Exercise directions
Your copy should hold exactly the lines from the one containing "Convert this chart to D3.js code." to the one containing "Serif', 'Times New", inclusive, with no pictures.

Stored records
=====

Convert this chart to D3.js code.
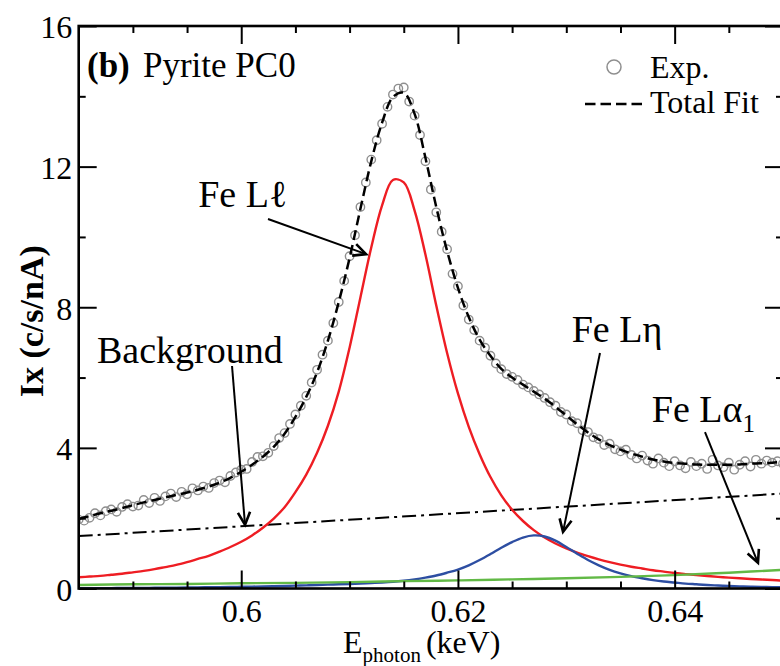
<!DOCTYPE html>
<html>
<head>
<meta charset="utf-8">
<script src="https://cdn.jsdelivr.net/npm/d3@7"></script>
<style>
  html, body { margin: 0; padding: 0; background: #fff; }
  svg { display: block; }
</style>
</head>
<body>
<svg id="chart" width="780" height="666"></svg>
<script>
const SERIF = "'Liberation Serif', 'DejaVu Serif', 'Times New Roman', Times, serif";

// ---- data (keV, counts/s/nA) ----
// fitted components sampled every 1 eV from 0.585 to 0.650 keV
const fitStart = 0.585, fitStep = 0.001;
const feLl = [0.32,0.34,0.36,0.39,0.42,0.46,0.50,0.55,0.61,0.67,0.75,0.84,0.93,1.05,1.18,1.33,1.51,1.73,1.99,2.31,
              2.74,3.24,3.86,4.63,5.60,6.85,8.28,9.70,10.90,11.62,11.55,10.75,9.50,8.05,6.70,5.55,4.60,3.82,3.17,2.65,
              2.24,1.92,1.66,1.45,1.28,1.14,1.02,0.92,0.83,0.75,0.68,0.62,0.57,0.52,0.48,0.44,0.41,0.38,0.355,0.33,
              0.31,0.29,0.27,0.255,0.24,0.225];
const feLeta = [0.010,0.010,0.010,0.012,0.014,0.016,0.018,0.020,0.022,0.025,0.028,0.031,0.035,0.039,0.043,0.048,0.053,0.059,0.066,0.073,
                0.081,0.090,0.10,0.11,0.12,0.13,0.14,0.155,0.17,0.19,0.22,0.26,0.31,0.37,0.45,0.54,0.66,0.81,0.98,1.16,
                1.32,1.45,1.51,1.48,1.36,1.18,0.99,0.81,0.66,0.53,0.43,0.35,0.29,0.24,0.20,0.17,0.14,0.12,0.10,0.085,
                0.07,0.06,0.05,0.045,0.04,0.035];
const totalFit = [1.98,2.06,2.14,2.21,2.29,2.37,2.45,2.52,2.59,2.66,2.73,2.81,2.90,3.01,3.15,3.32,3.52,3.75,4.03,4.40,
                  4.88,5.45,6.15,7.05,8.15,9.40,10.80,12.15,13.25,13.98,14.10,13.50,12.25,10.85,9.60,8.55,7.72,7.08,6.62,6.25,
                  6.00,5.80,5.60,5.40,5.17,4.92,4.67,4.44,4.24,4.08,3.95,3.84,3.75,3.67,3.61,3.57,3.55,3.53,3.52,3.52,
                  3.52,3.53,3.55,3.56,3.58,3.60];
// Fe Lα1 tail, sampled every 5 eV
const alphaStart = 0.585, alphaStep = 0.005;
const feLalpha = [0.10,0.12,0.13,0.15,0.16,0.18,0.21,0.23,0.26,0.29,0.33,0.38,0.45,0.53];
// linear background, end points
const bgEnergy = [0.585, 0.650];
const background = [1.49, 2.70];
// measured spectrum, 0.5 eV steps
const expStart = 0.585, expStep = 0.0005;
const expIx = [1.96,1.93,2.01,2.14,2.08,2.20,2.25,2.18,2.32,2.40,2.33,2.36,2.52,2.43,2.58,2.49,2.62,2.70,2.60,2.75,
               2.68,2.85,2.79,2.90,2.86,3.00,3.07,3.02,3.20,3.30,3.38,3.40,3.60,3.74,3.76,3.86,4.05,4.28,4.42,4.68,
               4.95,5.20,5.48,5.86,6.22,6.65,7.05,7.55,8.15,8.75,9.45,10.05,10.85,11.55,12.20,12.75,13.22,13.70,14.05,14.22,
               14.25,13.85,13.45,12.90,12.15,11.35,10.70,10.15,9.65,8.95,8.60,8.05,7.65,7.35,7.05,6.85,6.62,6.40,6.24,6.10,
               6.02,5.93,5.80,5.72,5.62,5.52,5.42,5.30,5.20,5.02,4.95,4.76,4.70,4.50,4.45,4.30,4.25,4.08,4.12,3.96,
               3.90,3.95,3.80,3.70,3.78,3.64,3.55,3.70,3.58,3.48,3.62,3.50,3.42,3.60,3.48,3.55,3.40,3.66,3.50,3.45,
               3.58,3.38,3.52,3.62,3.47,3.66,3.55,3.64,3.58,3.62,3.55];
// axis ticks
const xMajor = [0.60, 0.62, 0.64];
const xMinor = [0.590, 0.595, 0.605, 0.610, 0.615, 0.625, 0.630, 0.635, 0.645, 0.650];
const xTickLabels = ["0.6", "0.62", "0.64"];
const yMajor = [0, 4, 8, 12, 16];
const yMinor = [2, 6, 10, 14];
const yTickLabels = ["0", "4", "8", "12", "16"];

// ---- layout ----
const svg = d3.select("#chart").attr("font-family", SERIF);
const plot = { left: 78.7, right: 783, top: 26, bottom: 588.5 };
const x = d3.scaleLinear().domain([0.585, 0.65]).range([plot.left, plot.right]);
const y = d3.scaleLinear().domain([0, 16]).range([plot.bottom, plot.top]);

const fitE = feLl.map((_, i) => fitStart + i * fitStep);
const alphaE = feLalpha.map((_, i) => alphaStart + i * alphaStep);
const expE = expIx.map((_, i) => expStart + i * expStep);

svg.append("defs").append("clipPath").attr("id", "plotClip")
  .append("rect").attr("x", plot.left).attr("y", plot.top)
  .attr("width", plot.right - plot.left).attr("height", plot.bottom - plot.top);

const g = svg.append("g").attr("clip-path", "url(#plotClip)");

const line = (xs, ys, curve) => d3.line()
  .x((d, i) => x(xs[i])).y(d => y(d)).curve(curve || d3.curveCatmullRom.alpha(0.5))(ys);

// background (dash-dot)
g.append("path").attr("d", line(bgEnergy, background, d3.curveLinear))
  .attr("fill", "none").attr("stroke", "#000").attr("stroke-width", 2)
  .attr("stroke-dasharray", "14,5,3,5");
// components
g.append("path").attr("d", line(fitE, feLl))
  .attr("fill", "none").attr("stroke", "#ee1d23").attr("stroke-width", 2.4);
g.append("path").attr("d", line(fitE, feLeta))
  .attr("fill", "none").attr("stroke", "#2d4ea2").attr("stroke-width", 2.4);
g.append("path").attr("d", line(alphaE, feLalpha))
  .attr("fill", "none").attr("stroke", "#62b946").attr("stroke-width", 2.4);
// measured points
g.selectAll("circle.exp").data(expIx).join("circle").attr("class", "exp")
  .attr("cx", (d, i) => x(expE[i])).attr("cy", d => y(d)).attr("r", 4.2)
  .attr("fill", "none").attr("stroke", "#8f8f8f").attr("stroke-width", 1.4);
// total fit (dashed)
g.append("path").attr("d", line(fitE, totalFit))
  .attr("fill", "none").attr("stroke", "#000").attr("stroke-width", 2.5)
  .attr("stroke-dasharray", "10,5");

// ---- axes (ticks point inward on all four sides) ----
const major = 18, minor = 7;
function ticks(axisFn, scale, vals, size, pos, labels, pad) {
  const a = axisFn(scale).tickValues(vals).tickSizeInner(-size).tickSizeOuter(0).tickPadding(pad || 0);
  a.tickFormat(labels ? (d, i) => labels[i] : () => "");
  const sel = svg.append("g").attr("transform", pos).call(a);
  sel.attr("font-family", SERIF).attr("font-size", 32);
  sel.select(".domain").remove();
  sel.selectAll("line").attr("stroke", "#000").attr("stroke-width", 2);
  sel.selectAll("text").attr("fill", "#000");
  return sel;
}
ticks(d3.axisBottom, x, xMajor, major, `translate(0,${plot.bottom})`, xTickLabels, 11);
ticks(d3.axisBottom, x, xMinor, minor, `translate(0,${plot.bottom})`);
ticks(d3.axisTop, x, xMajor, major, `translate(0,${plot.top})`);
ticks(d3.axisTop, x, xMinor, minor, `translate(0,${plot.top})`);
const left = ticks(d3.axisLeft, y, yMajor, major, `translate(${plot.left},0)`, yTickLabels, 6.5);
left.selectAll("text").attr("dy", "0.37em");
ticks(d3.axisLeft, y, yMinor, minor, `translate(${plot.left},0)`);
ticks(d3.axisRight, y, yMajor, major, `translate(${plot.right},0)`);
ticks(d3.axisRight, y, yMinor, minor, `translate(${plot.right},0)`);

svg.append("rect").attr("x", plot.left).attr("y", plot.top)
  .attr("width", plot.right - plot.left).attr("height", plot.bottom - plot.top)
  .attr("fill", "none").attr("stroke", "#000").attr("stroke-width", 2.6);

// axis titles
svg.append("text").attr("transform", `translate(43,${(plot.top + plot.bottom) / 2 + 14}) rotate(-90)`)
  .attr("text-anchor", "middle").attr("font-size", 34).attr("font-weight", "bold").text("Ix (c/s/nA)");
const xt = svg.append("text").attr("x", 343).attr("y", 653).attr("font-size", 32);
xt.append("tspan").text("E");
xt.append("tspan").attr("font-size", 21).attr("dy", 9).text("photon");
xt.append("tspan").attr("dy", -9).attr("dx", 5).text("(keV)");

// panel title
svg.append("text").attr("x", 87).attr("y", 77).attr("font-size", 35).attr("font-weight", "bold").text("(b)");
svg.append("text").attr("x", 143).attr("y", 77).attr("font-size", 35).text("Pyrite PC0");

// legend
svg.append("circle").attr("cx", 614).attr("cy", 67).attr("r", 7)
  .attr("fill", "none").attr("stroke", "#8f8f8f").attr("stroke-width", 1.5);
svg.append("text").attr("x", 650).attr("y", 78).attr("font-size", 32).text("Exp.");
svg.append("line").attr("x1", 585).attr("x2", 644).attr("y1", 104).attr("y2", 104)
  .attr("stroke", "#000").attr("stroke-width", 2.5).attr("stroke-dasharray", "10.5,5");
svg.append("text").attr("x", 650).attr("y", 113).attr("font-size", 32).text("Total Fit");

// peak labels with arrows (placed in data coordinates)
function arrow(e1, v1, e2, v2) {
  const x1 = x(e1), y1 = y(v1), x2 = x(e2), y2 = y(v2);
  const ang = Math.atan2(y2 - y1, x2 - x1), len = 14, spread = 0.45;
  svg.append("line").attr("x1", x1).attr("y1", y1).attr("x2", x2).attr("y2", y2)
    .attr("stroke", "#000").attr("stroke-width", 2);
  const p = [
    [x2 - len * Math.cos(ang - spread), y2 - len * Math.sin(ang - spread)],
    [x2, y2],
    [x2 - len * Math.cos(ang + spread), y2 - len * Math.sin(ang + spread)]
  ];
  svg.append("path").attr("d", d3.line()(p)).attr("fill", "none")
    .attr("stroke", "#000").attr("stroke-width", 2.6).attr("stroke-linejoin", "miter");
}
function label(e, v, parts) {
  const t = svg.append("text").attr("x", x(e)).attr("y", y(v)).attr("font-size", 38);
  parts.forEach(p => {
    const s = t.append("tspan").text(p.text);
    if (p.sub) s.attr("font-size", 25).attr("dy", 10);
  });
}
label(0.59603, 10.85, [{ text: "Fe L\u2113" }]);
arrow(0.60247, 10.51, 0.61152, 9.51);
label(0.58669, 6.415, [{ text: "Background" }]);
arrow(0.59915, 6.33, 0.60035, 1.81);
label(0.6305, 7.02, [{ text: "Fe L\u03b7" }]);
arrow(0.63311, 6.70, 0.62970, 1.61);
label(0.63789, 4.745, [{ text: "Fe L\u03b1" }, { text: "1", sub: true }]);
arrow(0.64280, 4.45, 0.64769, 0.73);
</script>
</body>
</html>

=====

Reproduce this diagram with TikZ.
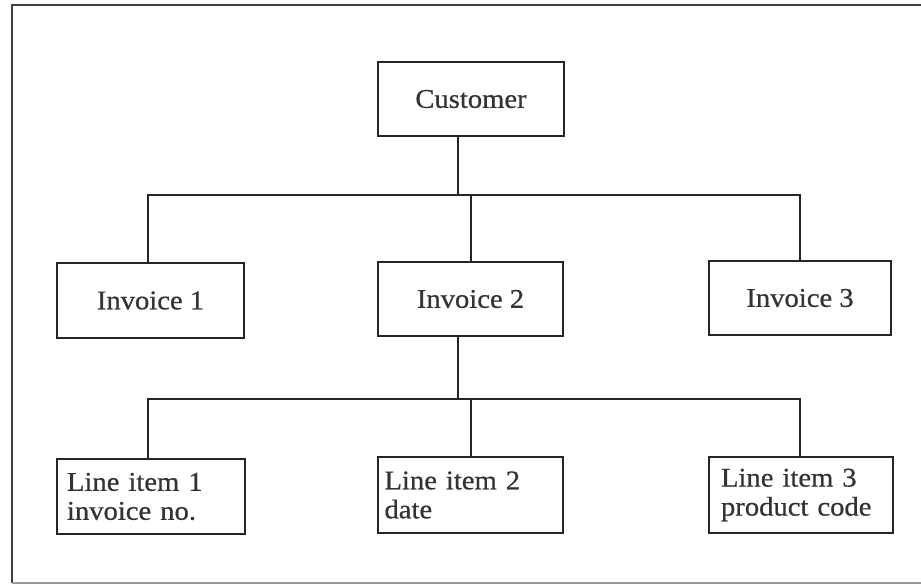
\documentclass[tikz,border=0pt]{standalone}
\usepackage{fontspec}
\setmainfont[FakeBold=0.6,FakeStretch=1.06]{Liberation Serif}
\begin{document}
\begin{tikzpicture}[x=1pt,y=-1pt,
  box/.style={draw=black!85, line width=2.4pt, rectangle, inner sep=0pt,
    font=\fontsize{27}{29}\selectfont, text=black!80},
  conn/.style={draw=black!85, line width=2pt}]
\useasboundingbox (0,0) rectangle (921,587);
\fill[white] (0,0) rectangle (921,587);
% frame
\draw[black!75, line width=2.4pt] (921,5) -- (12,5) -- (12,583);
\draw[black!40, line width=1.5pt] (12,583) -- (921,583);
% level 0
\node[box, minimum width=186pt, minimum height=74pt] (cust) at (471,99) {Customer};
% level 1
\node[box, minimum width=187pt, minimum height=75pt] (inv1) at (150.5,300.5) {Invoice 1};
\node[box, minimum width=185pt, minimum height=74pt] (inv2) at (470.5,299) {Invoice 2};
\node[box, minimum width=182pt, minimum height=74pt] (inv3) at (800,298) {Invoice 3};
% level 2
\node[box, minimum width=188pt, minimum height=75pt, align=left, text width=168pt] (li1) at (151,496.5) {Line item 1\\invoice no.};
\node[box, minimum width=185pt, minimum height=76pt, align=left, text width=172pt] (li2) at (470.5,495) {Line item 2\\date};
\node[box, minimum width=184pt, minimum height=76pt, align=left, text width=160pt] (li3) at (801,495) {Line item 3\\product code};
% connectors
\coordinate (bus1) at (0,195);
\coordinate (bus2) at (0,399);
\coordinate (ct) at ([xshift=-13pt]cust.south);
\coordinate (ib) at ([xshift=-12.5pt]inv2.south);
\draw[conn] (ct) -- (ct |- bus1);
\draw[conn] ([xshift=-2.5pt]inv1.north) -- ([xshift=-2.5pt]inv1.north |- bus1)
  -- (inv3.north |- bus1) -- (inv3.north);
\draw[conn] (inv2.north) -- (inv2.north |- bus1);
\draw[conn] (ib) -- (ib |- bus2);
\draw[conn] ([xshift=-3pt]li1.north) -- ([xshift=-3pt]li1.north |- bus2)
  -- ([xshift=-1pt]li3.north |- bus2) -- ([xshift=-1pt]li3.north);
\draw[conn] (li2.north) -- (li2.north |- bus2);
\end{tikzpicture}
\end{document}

=====

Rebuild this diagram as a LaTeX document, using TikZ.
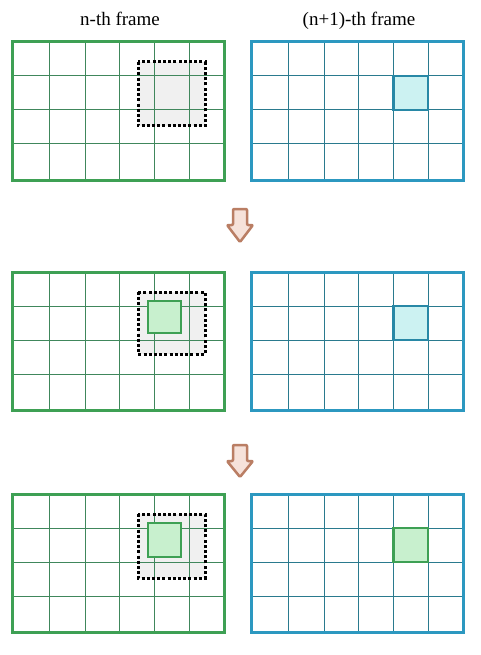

=====

Answer in full
Convert this chart to D3.js code.
<!DOCTYPE html>
<html>
<head>
<meta charset="utf-8">
<script src="https://cdn.jsdelivr.net/npm/d3@7"></script>
<style>
  html, body { margin: 0; padding: 0; background: #fff; }
  svg { display: block; }
</style>
</head>
<body>
<svg id="chart" width="780" height="666"></svg>
<script>
const SERIF = "'Liberation Serif', 'DejaVu Serif', 'Times New Roman', Times, serif";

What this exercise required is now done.